The final step is adjusting the resting gap between the pads and the disc, otherwise known as the venting clearance.  Only the rear brakes need this, as the front brakes have a built-in automatic adjuster.  There is already a 914World picture tutorial on this procedure by Eric at PMB Performance, so I’m not going to go into too much detail here, other than saying that adjustments need to be made with a 4mm Allen driver on both inner and outer pads for each rear caliper when the brake pedal is at rest.  Shown above is the right rear outer adjustment screw and lock-nut.  Proper venting clearance allows for correct operation of the rear brakes relative to the front, and guarantees firm emergency brake action.
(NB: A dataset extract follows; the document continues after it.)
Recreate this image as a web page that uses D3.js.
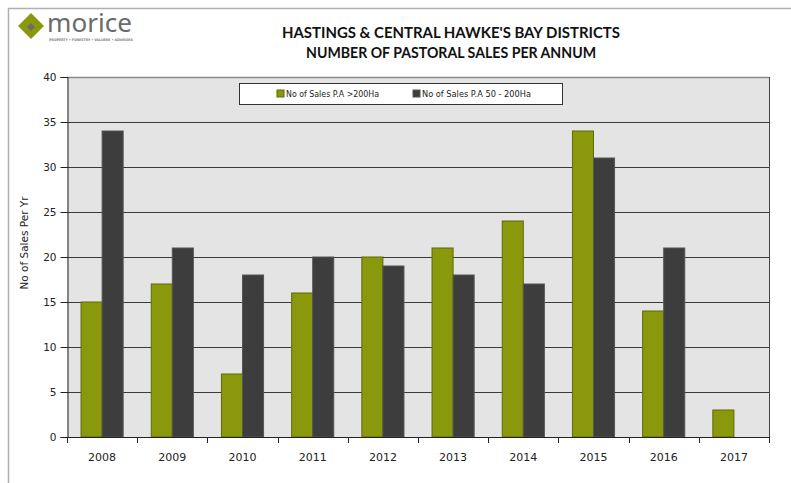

**NOTE – This entire procedure took about 6 weeks to complete, including time taken to rebuild brakes, turn disc rotors, track down, order and receive parts, install calipers, buy and replace brake lines and hoses, troubleshoot bleeders, reorder calipers and cables, swap in new calipers, bleed again and adjust venting clearance.  It has been the most complex part of this restore so far.  Whew!